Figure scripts
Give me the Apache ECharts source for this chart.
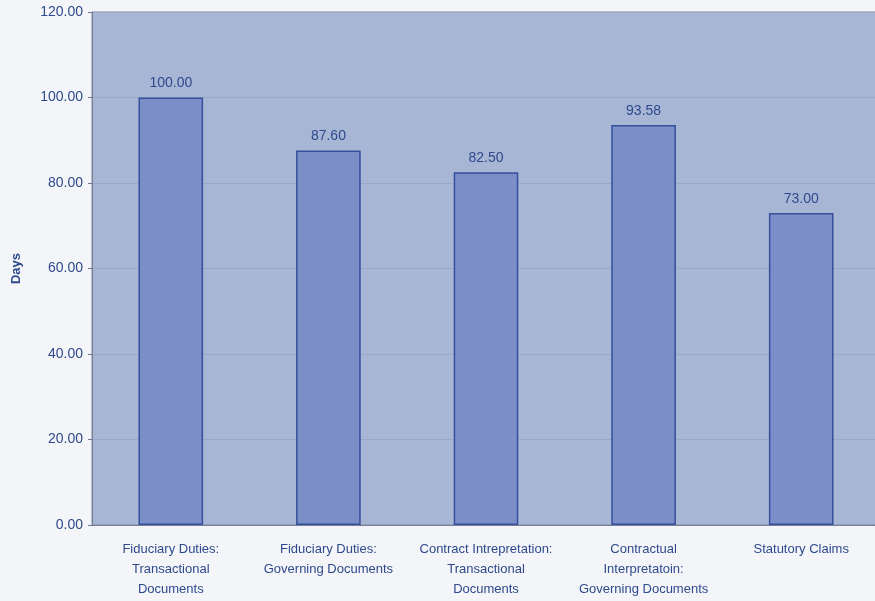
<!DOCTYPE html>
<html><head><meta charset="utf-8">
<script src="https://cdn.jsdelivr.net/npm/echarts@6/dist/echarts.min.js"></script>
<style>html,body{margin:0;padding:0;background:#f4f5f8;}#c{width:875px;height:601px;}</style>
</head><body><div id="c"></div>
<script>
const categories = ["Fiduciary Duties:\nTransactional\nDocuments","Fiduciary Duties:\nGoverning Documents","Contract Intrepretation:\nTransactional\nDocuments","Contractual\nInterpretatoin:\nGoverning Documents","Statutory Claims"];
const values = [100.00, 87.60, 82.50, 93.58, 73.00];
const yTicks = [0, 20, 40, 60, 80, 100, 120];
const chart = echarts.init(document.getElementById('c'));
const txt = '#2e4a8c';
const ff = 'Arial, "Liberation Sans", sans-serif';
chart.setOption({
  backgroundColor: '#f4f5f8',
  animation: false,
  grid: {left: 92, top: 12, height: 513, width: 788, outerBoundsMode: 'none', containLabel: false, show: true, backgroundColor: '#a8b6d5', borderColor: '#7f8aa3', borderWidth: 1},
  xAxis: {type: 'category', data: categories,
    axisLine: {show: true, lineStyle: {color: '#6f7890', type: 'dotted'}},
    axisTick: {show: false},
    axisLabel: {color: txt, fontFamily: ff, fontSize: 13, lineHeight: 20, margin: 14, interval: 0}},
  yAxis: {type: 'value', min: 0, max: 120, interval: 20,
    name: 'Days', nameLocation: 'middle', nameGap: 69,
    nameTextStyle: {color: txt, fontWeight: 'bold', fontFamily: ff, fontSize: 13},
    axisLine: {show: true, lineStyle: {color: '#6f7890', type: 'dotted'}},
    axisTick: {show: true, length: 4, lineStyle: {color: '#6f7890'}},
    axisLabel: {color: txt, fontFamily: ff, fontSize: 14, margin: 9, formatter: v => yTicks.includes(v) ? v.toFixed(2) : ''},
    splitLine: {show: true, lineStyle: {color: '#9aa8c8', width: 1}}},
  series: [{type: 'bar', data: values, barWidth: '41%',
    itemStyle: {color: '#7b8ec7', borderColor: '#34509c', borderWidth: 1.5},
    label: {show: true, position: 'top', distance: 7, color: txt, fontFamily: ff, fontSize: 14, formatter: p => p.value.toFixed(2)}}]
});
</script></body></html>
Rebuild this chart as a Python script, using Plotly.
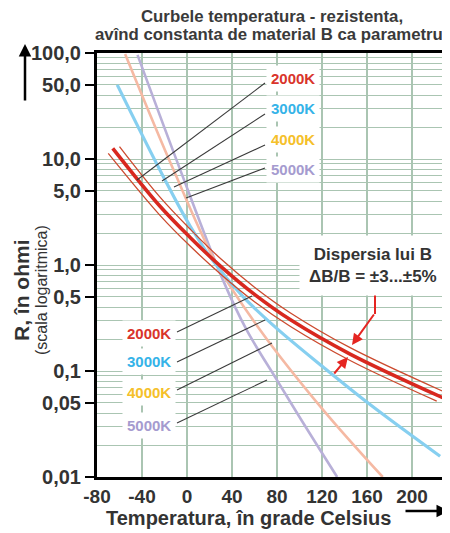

▶ [INSTRUCTIONS FOR THE TASK]
In the copy, include no pictures; restate the listing above exactly.

▶ [RESULT FOR THIS TASK]
Give me the Apache ECharts source for this chart.
<!DOCTYPE html>
<html><head><meta charset="utf-8">
<script src="https://cdn.jsdelivr.net/npm/echarts@6/dist/echarts.min.js"></script>
<style>html,body{margin:0;padding:0;background:#f4f5f8;}#c{width:875px;height:601px;}</style>
</head><body><div id="c"></div>
<script>
const categories = ["Fiduciary Duties:\nTransactional\nDocuments","Fiduciary Duties:\nGoverning Documents","Contract Intrepretation:\nTransactional\nDocuments","Contractual\nInterpretatoin:\nGoverning Documents","Statutory Claims"];
const values = [100.00, 87.60, 82.50, 93.58, 73.00];
const yTicks = [0, 20, 40, 60, 80, 100, 120];
const chart = echarts.init(document.getElementById('c'));
const txt = '#2e4a8c';
const ff = 'Arial, "Liberation Sans", sans-serif';
chart.setOption({
  backgroundColor: '#f4f5f8',
  animation: false,
  grid: {left: 92, top: 12, height: 513, width: 788, outerBoundsMode: 'none', containLabel: false, show: true, backgroundColor: '#a8b6d5', borderColor: '#7f8aa3', borderWidth: 1},
  xAxis: {type: 'category', data: categories,
    axisLine: {show: true, lineStyle: {color: '#6f7890', type: 'dotted'}},
    axisTick: {show: false},
    axisLabel: {color: txt, fontFamily: ff, fontSize: 13, lineHeight: 20, margin: 14, interval: 0}},
  yAxis: {type: 'value', min: 0, max: 120, interval: 20,
    name: 'Days', nameLocation: 'middle', nameGap: 69,
    nameTextStyle: {color: txt, fontWeight: 'bold', fontFamily: ff, fontSize: 13},
    axisLine: {show: true, lineStyle: {color: '#6f7890', type: 'dotted'}},
    axisTick: {show: true, length: 4, lineStyle: {color: '#6f7890'}},
    axisLabel: {color: txt, fontFamily: ff, fontSize: 14, margin: 9, formatter: v => yTicks.includes(v) ? v.toFixed(2) : ''},
    splitLine: {show: true, lineStyle: {color: '#9aa8c8', width: 1}}},
  series: [{type: 'bar', data: values, barWidth: '41%',
    itemStyle: {color: '#7b8ec7', borderColor: '#34509c', borderWidth: 1.5},
    label: {show: true, position: 'top', distance: 7, color: txt, fontFamily: ff, fontSize: 14, formatter: p => p.value.toFixed(2)}}]
});
</script></body></html>
Rebuild this chart as a Python script, using Plotly.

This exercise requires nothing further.